# Exercise instructions:
Look in the material below for the line with "Convert this chart to Apache ECharts code." and the line with "var yAxisTitle = 'Percentages", then set down exactly those two lines and all lines between, nothing more.

# Excerpted records:
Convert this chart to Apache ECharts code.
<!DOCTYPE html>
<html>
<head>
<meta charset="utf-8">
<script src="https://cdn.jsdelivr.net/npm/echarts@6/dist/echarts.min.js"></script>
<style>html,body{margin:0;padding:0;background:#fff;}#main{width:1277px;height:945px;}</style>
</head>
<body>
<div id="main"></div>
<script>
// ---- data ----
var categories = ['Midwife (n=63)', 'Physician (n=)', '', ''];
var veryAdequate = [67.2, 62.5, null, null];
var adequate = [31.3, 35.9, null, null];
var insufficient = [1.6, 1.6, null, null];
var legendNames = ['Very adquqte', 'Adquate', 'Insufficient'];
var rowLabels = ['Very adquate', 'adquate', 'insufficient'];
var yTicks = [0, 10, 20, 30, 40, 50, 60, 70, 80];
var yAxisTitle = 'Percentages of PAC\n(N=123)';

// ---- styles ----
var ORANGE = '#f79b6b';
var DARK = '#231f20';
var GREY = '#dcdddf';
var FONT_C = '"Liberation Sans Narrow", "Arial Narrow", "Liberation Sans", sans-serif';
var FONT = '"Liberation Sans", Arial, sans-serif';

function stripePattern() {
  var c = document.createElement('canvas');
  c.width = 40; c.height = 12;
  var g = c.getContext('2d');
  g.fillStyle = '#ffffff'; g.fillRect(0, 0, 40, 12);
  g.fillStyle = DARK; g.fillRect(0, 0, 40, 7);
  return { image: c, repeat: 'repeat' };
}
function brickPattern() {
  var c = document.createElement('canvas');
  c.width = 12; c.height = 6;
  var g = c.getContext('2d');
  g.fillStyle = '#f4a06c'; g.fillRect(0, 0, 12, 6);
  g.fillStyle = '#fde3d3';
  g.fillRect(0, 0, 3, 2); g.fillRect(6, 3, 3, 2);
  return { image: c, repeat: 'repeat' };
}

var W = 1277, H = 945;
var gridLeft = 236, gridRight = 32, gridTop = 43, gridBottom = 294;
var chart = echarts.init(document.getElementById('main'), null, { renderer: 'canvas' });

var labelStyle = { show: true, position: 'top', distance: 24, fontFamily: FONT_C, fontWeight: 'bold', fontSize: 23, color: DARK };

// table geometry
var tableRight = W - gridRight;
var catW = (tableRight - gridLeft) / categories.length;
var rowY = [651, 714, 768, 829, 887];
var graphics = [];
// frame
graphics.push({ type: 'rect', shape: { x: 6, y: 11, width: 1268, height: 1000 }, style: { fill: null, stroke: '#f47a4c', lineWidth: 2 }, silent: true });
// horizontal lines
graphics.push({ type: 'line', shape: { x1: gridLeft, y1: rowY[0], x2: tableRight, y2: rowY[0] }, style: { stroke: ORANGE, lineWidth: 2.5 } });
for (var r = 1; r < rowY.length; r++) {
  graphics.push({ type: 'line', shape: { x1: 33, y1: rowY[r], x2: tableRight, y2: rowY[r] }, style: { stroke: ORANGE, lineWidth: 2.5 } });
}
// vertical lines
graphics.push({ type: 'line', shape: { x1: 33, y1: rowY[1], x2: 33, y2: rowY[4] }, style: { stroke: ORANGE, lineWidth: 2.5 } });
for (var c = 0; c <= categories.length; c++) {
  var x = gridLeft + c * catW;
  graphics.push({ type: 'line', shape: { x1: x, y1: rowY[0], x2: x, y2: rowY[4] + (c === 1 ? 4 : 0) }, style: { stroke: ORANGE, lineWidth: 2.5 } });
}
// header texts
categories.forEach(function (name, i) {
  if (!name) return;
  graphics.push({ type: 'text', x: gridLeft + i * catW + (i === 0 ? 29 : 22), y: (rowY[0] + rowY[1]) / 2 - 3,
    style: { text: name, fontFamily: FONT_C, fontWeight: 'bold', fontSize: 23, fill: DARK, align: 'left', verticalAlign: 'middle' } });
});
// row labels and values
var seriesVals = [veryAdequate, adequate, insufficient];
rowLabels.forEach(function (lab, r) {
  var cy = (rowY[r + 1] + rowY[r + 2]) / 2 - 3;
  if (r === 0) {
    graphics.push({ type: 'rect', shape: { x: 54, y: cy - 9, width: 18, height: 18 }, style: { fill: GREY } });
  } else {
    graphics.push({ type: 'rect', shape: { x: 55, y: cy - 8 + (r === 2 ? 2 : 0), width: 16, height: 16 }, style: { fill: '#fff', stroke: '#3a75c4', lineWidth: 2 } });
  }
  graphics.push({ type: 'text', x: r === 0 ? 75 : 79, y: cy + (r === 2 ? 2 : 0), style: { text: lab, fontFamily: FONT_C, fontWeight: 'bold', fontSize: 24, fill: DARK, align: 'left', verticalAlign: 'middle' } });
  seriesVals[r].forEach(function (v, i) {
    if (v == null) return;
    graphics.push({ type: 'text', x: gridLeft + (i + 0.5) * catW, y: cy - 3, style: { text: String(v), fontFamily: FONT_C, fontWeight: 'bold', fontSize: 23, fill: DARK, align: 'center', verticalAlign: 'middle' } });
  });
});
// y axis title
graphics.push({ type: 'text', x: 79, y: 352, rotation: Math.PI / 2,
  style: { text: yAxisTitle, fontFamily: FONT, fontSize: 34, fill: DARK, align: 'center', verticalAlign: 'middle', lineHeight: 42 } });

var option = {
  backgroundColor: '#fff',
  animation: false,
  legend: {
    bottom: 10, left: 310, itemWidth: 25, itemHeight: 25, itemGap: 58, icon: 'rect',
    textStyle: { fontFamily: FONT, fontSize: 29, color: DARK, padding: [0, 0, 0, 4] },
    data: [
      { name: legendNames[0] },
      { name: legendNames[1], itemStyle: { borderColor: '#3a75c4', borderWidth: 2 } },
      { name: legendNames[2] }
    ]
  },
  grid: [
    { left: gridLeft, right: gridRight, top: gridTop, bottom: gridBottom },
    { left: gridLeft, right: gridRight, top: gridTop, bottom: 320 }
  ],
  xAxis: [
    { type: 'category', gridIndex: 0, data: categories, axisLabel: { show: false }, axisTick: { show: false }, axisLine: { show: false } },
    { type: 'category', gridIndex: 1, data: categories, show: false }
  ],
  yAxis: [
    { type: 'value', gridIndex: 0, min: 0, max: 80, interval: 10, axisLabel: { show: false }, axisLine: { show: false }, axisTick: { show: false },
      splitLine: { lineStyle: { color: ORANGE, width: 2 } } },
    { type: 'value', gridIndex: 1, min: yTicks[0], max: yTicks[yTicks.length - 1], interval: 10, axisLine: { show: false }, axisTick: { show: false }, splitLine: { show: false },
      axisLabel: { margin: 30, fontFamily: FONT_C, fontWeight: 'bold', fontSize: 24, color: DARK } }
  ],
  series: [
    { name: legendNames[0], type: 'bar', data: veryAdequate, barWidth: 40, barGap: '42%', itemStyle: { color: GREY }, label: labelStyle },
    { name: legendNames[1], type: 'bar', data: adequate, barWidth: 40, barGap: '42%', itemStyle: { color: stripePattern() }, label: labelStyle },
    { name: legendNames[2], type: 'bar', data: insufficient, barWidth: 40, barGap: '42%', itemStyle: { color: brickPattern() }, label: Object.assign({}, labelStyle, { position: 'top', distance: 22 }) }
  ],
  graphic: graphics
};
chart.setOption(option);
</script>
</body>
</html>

==

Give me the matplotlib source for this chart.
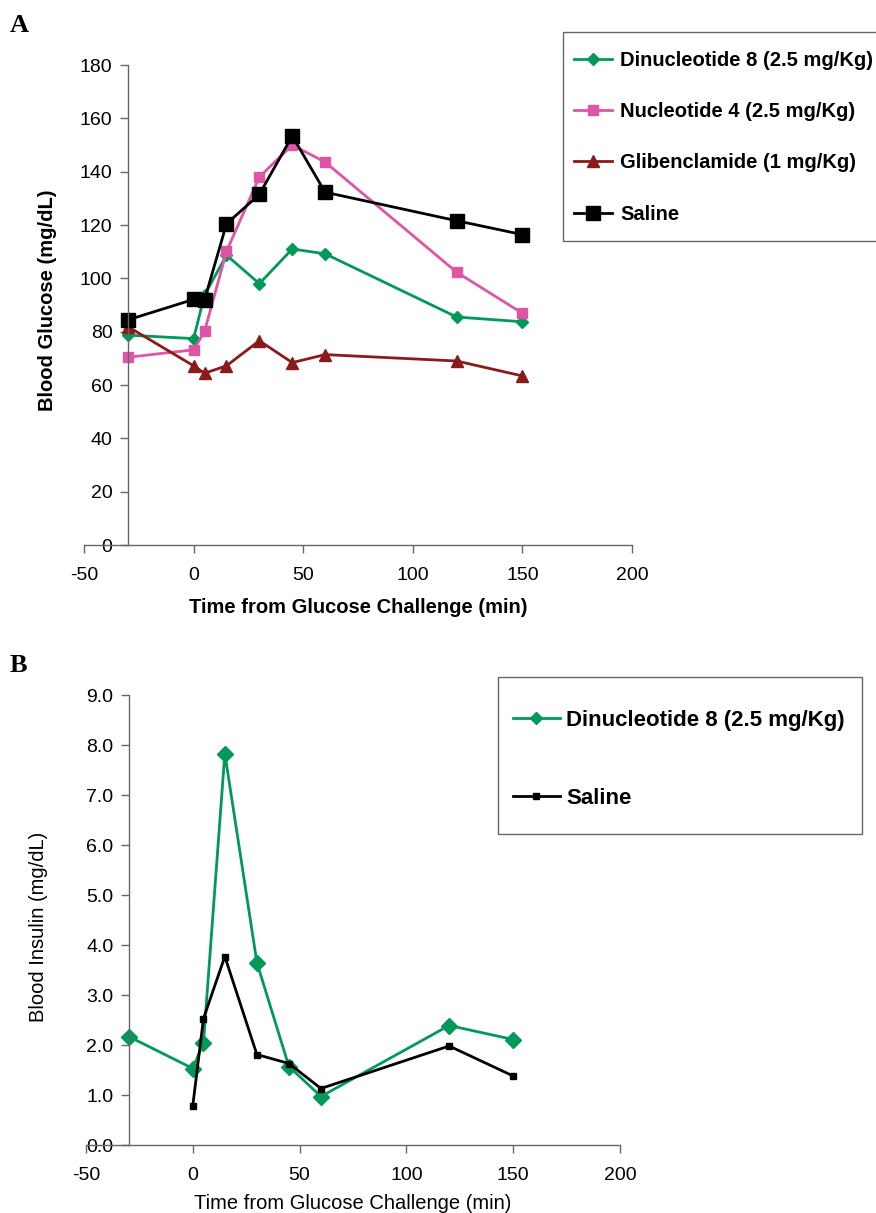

# Complete answer:
Convert this chart to Apache ECharts code.
<!DOCTYPE html>
<html>
<head>
<meta charset="utf-8">
<script src="https://cdn.jsdelivr.net/npm/echarts@6/dist/echarts.min.js"></script>
<style>html,body{margin:0;padding:0;background:#fff;}#main{width:1277px;height:945px;}</style>
</head>
<body>
<div id="main"></div>
<script>
// ---- data ----
var categories = ['Midwife (n=63)', 'Physician (n=)', '', ''];
var veryAdequate = [67.2, 62.5, null, null];
var adequate = [31.3, 35.9, null, null];
var insufficient = [1.6, 1.6, null, null];
var legendNames = ['Very adquqte', 'Adquate', 'Insufficient'];
var rowLabels = ['Very adquate', 'adquate', 'insufficient'];
var yTicks = [0, 10, 20, 30, 40, 50, 60, 70, 80];
var yAxisTitle = 'Percentages of PAC\n(N=123)';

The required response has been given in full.